Kluge is a book by professor of psychology Gary Marcus, about the imperfections and imperfect design of the human mind. Kluge or kludge is a computer programming term, meaning a Rube Goldberg device, an assemblage that executes its purpose in a strange and roundabout way.
The book deals with the imperfect and often counterintuitive way the human mind works, due to the way it was shaped by evolution.
One running theme is the contrast between older parts of the mind, which are good at things like making snap decisions in a hurry, and the newer, more deliberative parts, which are better at planning and thinking through, but work much more slowly.
The final chapter, True Wisdom, argues that the imperfection of the mind is a powerful argument against Intelligent Design, and also includes a list of tips for overcoming these imperfections, or working around them:
- Consider alternative hypotheses: was that noise in the attic a ghost, or could it have been a rat?

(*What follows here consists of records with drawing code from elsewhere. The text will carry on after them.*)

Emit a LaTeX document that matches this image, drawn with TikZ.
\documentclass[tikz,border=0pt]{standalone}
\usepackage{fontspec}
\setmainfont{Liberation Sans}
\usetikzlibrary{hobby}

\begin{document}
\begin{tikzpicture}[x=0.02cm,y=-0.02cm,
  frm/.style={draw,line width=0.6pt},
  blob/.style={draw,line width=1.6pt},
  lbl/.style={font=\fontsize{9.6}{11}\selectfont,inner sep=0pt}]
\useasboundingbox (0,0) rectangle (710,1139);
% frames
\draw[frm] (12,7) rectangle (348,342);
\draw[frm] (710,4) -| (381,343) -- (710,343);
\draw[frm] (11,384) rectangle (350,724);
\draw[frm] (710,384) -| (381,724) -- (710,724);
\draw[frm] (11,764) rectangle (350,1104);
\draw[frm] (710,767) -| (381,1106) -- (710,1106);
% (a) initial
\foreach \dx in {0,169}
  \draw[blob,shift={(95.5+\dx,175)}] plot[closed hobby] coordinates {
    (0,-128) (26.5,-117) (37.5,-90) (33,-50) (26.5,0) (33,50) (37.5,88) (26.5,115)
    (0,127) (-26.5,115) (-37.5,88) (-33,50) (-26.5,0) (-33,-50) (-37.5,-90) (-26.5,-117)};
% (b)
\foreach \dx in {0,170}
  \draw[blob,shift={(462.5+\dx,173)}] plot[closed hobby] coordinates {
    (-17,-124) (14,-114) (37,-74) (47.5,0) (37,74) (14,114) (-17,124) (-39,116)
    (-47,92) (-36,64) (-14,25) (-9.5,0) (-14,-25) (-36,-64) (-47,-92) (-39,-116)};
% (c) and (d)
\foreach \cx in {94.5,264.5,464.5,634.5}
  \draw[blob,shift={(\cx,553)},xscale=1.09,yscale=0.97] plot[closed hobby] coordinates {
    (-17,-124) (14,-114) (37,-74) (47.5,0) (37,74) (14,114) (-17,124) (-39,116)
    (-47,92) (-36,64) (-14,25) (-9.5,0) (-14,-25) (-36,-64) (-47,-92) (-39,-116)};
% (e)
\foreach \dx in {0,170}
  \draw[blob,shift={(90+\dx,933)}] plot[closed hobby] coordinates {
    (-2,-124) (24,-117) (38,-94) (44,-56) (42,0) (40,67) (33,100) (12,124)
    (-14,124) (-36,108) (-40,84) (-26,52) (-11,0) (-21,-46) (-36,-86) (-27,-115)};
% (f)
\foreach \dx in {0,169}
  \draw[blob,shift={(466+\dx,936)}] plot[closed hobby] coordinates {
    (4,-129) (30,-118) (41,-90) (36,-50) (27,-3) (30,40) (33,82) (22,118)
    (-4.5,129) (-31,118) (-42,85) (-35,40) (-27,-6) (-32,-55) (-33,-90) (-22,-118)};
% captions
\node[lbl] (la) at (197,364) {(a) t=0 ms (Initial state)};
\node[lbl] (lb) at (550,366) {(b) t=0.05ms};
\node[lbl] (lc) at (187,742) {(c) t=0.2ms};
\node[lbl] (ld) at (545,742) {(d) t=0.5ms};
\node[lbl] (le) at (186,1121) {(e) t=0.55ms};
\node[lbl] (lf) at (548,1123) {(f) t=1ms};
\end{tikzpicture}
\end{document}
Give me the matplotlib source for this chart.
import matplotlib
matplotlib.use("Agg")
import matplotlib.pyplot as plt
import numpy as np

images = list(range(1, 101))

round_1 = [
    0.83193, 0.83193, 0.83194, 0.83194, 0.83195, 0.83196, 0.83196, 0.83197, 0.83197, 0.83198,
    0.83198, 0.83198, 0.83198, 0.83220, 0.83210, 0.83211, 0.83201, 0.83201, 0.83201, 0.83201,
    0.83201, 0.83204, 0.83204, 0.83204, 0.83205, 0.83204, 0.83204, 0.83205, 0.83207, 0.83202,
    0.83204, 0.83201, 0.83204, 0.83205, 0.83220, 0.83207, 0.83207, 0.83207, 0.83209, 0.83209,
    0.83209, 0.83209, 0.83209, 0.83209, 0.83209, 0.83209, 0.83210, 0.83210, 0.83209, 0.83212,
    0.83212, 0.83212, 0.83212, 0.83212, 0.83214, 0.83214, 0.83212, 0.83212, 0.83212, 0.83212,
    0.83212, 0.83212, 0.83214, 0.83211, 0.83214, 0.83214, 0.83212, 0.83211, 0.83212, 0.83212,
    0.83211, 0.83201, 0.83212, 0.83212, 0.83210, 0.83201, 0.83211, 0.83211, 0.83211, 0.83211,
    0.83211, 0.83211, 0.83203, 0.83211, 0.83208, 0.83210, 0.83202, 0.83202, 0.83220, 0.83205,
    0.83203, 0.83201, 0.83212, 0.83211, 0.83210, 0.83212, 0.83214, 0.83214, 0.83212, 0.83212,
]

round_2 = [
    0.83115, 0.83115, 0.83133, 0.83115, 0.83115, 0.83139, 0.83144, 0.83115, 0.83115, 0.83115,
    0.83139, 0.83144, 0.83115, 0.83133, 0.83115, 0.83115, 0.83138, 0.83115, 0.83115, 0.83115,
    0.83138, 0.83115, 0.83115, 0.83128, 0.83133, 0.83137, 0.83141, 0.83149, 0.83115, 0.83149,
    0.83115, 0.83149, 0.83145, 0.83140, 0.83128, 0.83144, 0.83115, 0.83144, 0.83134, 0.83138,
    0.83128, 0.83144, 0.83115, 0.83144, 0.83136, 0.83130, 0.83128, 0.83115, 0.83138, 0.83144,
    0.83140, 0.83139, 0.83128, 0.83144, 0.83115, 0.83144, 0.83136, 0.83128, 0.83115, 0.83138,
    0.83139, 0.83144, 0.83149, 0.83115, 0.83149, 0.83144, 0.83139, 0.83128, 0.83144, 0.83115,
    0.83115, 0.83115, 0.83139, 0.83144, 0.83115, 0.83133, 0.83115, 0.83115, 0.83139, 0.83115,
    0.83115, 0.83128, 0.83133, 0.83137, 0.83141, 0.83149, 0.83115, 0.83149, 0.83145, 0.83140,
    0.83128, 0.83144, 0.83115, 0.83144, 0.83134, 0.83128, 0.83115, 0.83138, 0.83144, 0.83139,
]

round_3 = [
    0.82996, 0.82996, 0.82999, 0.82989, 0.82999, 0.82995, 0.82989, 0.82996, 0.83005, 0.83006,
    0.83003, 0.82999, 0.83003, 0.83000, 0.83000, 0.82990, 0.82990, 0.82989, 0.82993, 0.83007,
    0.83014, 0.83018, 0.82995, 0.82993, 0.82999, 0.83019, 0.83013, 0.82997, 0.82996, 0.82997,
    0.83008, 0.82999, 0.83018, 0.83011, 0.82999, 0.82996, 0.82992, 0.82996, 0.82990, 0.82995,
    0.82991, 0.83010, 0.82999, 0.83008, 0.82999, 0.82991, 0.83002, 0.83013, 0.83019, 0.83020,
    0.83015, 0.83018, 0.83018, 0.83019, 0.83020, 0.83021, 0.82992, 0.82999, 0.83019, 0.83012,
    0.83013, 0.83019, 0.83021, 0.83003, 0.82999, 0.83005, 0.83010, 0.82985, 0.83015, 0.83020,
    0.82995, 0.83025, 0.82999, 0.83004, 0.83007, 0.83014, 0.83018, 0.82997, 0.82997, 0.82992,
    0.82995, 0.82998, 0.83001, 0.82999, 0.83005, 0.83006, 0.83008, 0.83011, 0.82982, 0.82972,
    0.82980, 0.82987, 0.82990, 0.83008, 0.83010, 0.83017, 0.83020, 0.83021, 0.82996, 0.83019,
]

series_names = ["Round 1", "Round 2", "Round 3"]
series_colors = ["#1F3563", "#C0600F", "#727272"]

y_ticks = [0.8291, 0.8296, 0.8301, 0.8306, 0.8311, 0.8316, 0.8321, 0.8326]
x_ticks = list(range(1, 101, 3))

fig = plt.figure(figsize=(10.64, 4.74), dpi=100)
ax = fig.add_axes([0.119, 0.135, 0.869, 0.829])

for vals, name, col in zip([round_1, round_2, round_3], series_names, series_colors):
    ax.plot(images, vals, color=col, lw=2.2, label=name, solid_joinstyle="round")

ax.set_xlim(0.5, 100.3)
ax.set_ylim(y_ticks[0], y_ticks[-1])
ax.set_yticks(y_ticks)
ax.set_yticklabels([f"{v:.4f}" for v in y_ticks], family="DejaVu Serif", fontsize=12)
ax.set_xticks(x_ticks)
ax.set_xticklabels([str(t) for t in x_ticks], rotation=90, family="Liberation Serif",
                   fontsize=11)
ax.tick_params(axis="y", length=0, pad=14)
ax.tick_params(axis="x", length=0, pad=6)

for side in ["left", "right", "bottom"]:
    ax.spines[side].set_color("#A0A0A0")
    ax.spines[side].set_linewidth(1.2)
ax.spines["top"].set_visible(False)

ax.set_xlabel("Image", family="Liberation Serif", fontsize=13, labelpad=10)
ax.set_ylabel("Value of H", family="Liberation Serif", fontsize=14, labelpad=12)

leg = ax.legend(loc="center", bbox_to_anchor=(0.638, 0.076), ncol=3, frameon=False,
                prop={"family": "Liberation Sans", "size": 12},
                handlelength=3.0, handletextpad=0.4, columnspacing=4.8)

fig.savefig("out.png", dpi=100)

- Reframe the question: do condoms fail 1% of the time, or do they work 99% of the time?
- Correlation does not entail causation
- Never forget the size of your sample: draw conclusions from large trends, not from a few anecdotes
- Anticipate your own impulsivity: if you can't resist getting up in the middle of the night for an unhealthy snack, make sure you don't buy any unhealthy snack foods.
- Make contingency plans: plan for specific situations, e.g., "if I see french fries, I won't have any" rather than merely make vague plans, e.g., "I will lose weight this year".
- Don't make important decisions when tired: when we are tired or stressed, the deliberative mind is at even more of a disadvantage than normal.
- Weigh benefits against costs: when deciding whether to buy a big-screen TV, consider what else you could do with the money.
- Imagine that your decisions may be spot-checked: we behave differently when we think we may be held accountable.
- Distance yourself: imagine how the decision you make today will feel in six months.
- Beware the vivid: we react strongly to vivid and lurid stories and events; make sure they're not leading you the wrong way.
- Pick your spots: no one can think everything through all the time, so try to be rational in those cases where it'll do the most good.
- Try to be rational: even reminding ourselves to think can help us do so.
He ends with a few recommendations on improving education, centering mostly on teaching children how to think, rather than learning facts. In the age of the Internet, it is easy to look up facts; it is much more important to be able to tell a good source of information from a bad one.